Trips That Actually Mean Something

Image: Photo by Vicko Mozara on Unsplash

The new GHA travel report basically confirms what everyone quietly knew: we’re exhausted, we’re over-stimulated, and we want trips that don’t feel like a second job. After years of packing schedules like we’re collecting Pokémon badges, people are finally admitting they want a holiday that… feels like a holiday.

For 2026, people still want to go places, they’re just less interested in the “Look at me, I’m in Tokyo for 48 hours” energy. It’s shifting towards trips with actual emotional payoff. A good meal. A view you didn’t have to sprint to.

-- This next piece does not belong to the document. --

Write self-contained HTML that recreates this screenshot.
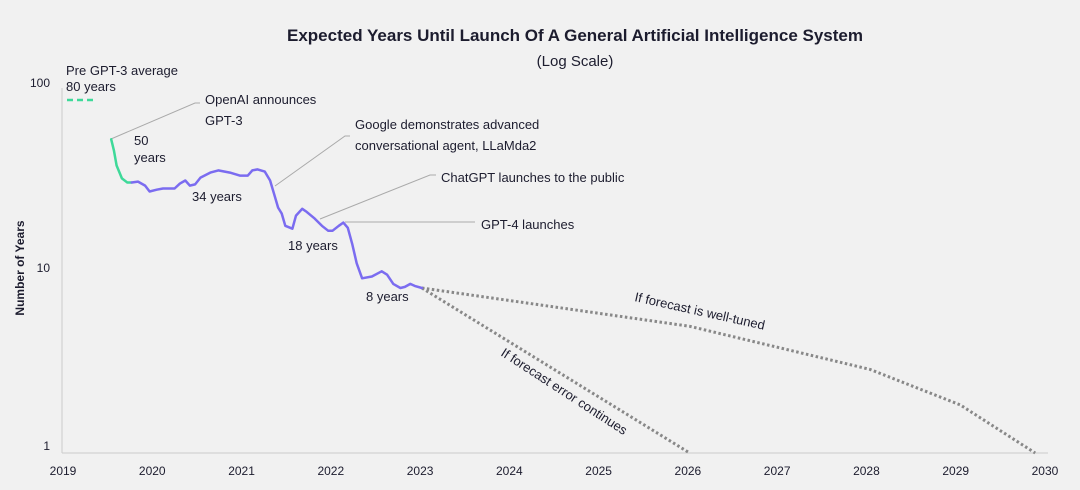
<!DOCTYPE html>
<html><head><meta charset="utf-8">
<style>
html,body{margin:0;padding:0;background:#f1f1f1;}
svg{display:block;font-family:"Liberation Sans",sans-serif;}
</style></head>
<body>
<svg id="chart" width="1080" height="490" viewBox="0 0 1080 490">
<rect width="1080" height="490" fill="#f1f1f1"/>
<text x="575" y="41" text-anchor="middle" font-size="17" font-weight="bold" fill="#1c1c2e">Expected Years Until Launch Of A General Artificial Intelligence System</text>
<text x="575" y="66" text-anchor="middle" font-size="15" fill="#1c1c2e">(Log Scale)</text>
<text transform="translate(24,268) rotate(-90)" text-anchor="middle" font-size="12" font-weight="bold" fill="#1c1c2e">Number of Years</text>
<line x1="62" y1="88" x2="62" y2="453" stroke="#ccc" stroke-width="1"/>
<line x1="62" y1="453" x2="1048" y2="453" stroke="#ccc" stroke-width="1"/>
<g id="ticks"></g>
<g id="annotations" stroke="#aaa" stroke-width="1" fill="none">
<polyline points="111,139 195,103 200,103"/>
<polyline points="275,186 345,136 350,136"/>
<polyline points="320,219 430,175 436,175"/>
<polyline points="345,222 475,222"/>
</g>
<line x1="67" y1="100" x2="97" y2="100" stroke="#3ed999" stroke-width="2.5" stroke-dasharray="6,4"/>
<g id="series"></g>
<g font-size="13" fill="#1c1c2e">
<text x="66" y="75">Pre GPT-3 average</text>
<text x="66" y="91">80 years</text>
<text x="205" y="104">OpenAI announces</text>
<text x="205" y="125">GPT-3</text>
<text x="134" y="145">50</text>
<text x="134" y="162">years</text>
<text x="192" y="201">34 years</text>
<text x="288" y="250">18 years</text>
<text x="366" y="301">8 years</text>
<text x="355" y="129">Google demonstrates advanced</text>
<text x="355" y="150">conversational agent, LLaMda2</text>
<text x="441" y="182">ChatGPT launches to the public</text>
<text x="481" y="229">GPT-4 launches</text>
<text transform="translate(634,301) rotate(12.5)">If forecast is well-tuned</text>
<text transform="translate(500,355) rotate(33)">If forecast error continues</text>
</g>
</svg>
<script>
const xTicks = [2019,2020,2021,2022,2023,2024,2025,2026,2027,2028,2029,2030];
const yTicks = [1,10,100];
const greenYears = [2019.54,2019.57,2019.60,2019.66,2019.72,2019.77];
const greenValues = [49.6,43.2,35.8,30.5,29.0,29.0];
const purpleYears = [2019.77,2019.84,2019.92,2019.97,2020.05,2020.12,2020.25,2020.31,2020.37,2020.42,2020.48,2020.54,2020.65,2020.74,2020.87,2020.98,2021.07,2021.12,2021.18,2021.26,2021.32,2021.37,2021.41,2021.45,2021.49,2021.57,2021.61,2021.68,2021.73,2021.82,2021.90,2021.97,2022.02,2022.09,2022.14,2022.19,2022.24,2022.29,2022.35,2022.46,2022.57,2022.63,2022.70,2022.78,2022.83,2022.89,2022.94,2023.02];
const purpleValues = [29.0,29.3,27.9,25.9,26.5,26.9,26.9,28.6,29.7,27.9,28.3,30.8,32.8,33.7,32.8,31.6,31.6,33.7,34.1,33.2,29.7,24.6,21.2,19.7,16.9,16.3,19.2,20.9,20.1,18.5,16.9,15.9,15.9,16.9,17.6,16.5,13.5,10.6,8.8,9.0,9.6,9.2,8.2,7.8,7.9,8.2,8.0,7.8];
const tunedYears = [2023.02,2026.02,2028.04,2029.05,2029.89];
const tunedValues = [7.8,4.84,2.83,1.82,1.0];
const errorYears = [2023.02,2026.02];
const errorValues = [7.8,1.0];

const NS='http://www.w3.org/2000/svg';
function xs(yr){return 63+(yr-2019)*89.27;}
function ys(v){return 453-185*Math.log10(v);}
function pts(a,b){return a.map((yr,i)=>xs(yr).toFixed(1)+','+ys(b[i]).toFixed(1)).join(' ');}
const ticks=document.getElementById('ticks');
xTicks.forEach(t=>{
  const e=document.createElementNS(NS,'text');
  e.setAttribute('x',xs(t));e.setAttribute('y',475);e.setAttribute('text-anchor','middle');
  e.setAttribute('font-size','12');e.setAttribute('fill','#1c1c2e');e.textContent=t;
  
  
  ticks.appendChild(e);
});
yTicks.forEach(t=>{
  const e=document.createElementNS(NS,'text');
  e.setAttribute('x',50);e.setAttribute('y',t===1?ys(t)-3:ys(t)+4);e.setAttribute('text-anchor','end');
  e.setAttribute('font-size','12');e.setAttribute('fill','#1c1c2e');e.textContent=t;
  
  
  ticks.appendChild(e);
});
const s=document.getElementById('series');
function line(a,b,color,w,dash,name){
  const p=document.createElementNS(NS,'polyline');
  p.setAttribute('points',pts(a,b));p.setAttribute('fill','none');
  p.setAttribute('stroke',color);p.setAttribute('stroke-width',w);
  p.setAttribute('stroke-linejoin','round');
  if(dash){p.setAttribute('stroke-dasharray',dash);}else{p.setAttribute('stroke-linecap','round');}
  
  
  s.appendChild(p);
}
line(tunedYears,tunedValues,'#888',3,'2.5,2.5','forecast-well-tuned-line');
line(errorYears,errorValues,'#888',3,'2.5,2.5','forecast-error-line');
line(greenYears,greenValues,'#3ed999',2.5,null,'pre-gpt3-series-line');
line(purpleYears,purpleValues,'#7b6cf0',2.5,null,'forecast-series-line');
</script>
</body></html>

One of the big stand-outs in the report is the “selective splurge.” Everyone’s still spending, but the fluff is gone. No one wants gold-plated nonsense; they want things that feel personal. Upgrade the room if it means better sleep. Book the experience if it’ll stick in your brain. Skip the rest.

Loyalty programmes are quietly turning into lifestyle clubs. Not the cringey kind: more like “Make my life easier, reward me in ways that make sense, and don’t make me do maths.” Younger travellers especially want loyalty to feel like an extension of their taste, not their admin.

And yes, AI is officially part of the travel toolkit. People are using it, even if they won’t admit it publicly. But there’s a clear boundary: AI for the logistics, humans for the warmth. No one wants a robot telling them “Happy honeymoon.”

Underlying all of this is purpose. Sustainability, ethics, and values are now hygiene factors. If a brand doesn’t show it cares, travellers simply move along.

So 2026 travel is predicted to be a little calmer, a lot more conscious, and designed to actually feel good – not just look good on the feed.